Today is the 301st day of no PMO. Never imagined I’d get this far! Have I been tempted recently to look at P recently? Not really, the light feels as if it’s gone out on that urge, also feels like the trans urge has diminished . Ended up on a chat site a few times recently but after a few messages I end up shutting it down realising I don’t want to screw this up. The self loathing that comes with hours of edging resulting in PMO has not been missed. It’s definitely noticeable not having that feeling which did last for days sometimes. Next goal is to Jan 1st 2021 and then onto 365 days!
Sex life with gf has improved immeasurably, instead of getting my P high and then pleasure I’m getting it through real life sex. Not having the self loathing and beating yourself up questioning why you’re doing what you’re doing. That addictive urge that comes over you where nothing else seems to matter is not there. I spend my time doing other things that are worthwhile rather than hours online. Generally feel a sense of achievement that I have got this far.

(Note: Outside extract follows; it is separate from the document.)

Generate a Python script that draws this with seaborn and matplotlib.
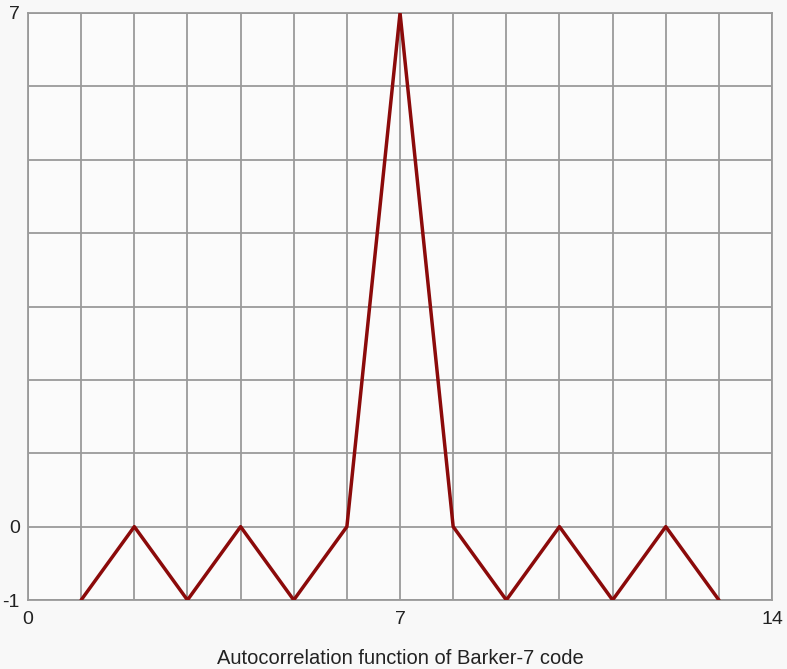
import numpy as np
import pandas as pd
import matplotlib
matplotlib.use('Agg')
import matplotlib.pyplot as plt
import seaborn as sns

# data: autocorrelation of Barker-7 code
lag = [1, 2, 3, 4, 5, 6, 7, 8, 9, 10, 11, 12, 13]
acf = [-1, 0, -1, 0, -1, 0, 7, 0, -1, 0, -1, 0, -1]
xticks = [0, 7, 14]
yticks = [-1, 0, 7]
title = 'Autocorrelation function of Barker-7 code'

df = pd.DataFrame({'lag': lag, 'acf': acf})

sns.set_style('white')
plt.rcParams['font.family'] = ['Liberation Sans', 'DejaVu Sans']

fig = plt.figure(figsize=(7.87, 6.69), dpi=100)
fig.patch.set_facecolor('#f8f8f8')
ax = fig.add_axes([0.0356, 0.1031, 0.9454, 0.8775])
ax.set_facecolor('#fbfbfb')

# grid lines at every integer
for gx in range(0, 15):
    ax.axvline(gx, color='#9a9a9a', lw=1.3, zorder=1)
for gy in range(-1, 8):
    ax.axhline(gy, color='#9a9a9a', lw=1.3, zorder=1)

sns.lineplot(data=df, x='lag', y='acf', ax=ax, color='#8b0a0a', lw=2.5, zorder=3)

ax.set_xlim(0, 14)
ax.set_ylim(-1, 7)
ax.set_xticks(xticks)
ax.set_yticks(yticks)
ax.set_xticklabels([str(t) for t in xticks])
ax.set_yticklabels([str(t) for t in yticks])
ax.tick_params(length=0, labelsize=14, colors='#222222')
ax.tick_params(axis='x', pad=8)
ax.tick_params(axis='y', pad=6)
ax.set_xlabel(title, fontsize=14.5, color='#222222', labelpad=15)
ax.set_ylabel('')
for s in ax.spines.values():
    s.set_color('#9a9a9a')
    s.set_linewidth(1.3)

fig.savefig('out.png', dpi=100, facecolor=fig.get_facecolor())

Yeah definitely better in the brain....you haven’t got all the inner turmoil of PMO to trans going around and around. It’s wasn’t until around the 250 mark that the real clarity in the head came.

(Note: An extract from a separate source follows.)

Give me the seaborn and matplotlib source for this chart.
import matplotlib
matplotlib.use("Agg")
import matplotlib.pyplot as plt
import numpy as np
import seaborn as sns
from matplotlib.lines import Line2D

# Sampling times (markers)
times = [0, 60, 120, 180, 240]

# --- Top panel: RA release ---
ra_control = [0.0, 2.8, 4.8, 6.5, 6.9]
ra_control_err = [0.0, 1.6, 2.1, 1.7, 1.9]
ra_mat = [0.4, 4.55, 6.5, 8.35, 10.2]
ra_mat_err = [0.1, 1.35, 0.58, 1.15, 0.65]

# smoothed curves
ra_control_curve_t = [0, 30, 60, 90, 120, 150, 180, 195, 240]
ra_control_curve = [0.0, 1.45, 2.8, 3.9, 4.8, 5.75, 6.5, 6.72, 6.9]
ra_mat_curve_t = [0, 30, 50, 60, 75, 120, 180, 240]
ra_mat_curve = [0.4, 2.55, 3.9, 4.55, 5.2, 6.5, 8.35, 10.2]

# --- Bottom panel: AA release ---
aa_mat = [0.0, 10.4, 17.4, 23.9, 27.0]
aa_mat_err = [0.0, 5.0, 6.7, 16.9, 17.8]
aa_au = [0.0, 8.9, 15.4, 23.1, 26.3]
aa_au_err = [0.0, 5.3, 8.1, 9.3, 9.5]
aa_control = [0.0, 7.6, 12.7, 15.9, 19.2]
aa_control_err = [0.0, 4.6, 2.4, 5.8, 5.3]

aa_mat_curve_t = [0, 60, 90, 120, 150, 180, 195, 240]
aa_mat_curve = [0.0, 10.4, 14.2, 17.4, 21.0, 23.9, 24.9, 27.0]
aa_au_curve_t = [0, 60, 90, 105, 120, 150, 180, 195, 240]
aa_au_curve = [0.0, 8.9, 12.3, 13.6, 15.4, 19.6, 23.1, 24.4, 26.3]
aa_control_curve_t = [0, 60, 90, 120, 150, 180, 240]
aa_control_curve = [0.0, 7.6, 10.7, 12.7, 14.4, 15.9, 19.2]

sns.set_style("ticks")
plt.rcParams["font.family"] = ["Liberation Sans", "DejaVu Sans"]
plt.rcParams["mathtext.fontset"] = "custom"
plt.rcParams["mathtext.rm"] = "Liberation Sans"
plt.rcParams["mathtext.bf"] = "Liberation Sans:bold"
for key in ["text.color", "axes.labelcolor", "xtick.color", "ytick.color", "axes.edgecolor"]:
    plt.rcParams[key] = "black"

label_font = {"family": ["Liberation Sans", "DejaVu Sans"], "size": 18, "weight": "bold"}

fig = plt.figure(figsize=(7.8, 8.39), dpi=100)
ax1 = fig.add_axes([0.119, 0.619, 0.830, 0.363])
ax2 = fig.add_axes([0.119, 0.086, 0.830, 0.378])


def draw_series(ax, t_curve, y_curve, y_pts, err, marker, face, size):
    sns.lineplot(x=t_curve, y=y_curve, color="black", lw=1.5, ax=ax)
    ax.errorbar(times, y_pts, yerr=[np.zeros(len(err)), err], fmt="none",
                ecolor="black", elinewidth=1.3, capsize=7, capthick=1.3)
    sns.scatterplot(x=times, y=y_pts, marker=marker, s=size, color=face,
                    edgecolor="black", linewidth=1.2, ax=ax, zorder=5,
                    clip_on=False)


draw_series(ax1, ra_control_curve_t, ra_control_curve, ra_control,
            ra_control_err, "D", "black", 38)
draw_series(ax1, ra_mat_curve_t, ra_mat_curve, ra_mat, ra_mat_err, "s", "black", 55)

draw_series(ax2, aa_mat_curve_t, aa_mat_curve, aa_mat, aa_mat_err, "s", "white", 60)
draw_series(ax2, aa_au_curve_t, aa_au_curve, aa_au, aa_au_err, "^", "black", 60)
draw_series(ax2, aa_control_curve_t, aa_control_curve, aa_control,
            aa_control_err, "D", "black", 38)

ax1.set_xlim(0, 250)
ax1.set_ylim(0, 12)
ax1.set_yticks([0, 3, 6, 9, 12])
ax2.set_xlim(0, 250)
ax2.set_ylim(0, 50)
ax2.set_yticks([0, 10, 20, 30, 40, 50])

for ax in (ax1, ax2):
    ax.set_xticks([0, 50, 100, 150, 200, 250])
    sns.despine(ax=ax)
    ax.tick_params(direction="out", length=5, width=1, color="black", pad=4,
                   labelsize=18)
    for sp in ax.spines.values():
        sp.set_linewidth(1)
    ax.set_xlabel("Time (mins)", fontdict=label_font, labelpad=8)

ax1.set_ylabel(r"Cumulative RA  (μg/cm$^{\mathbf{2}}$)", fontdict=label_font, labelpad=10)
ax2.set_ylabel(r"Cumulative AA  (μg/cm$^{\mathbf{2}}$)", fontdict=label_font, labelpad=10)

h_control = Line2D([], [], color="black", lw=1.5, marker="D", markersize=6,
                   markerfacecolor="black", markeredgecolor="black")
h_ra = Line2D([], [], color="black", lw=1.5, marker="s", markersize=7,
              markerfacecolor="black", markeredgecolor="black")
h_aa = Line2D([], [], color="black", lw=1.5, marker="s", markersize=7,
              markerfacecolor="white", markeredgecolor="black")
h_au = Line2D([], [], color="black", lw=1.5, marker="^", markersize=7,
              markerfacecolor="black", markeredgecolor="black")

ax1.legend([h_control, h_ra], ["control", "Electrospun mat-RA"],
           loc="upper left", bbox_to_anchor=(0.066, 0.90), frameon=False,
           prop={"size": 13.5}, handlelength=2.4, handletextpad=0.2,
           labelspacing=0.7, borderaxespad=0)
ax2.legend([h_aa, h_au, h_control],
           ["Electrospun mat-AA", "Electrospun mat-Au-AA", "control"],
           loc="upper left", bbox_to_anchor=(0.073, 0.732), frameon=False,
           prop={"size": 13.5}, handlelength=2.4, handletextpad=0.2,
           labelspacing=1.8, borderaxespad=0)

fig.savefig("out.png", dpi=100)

I decided to see if I could go for 7 days on nofap, started on a Saturday, the aim was making it to the following Saturday. I made it and I just carried on that cycle. Just took it 7 days at a time and let them accumulate. It’s not been easy, I found breaking it down into mini goals really useful. 90 days seemed too far away and I thought if that was my goal I wouldn’t make it. That’s why I decided to go for 7 days at a time, 10 weeks in and I was at 70 days. Felt good about that and had a realistic chance of making 90 days. Just kept going in that way.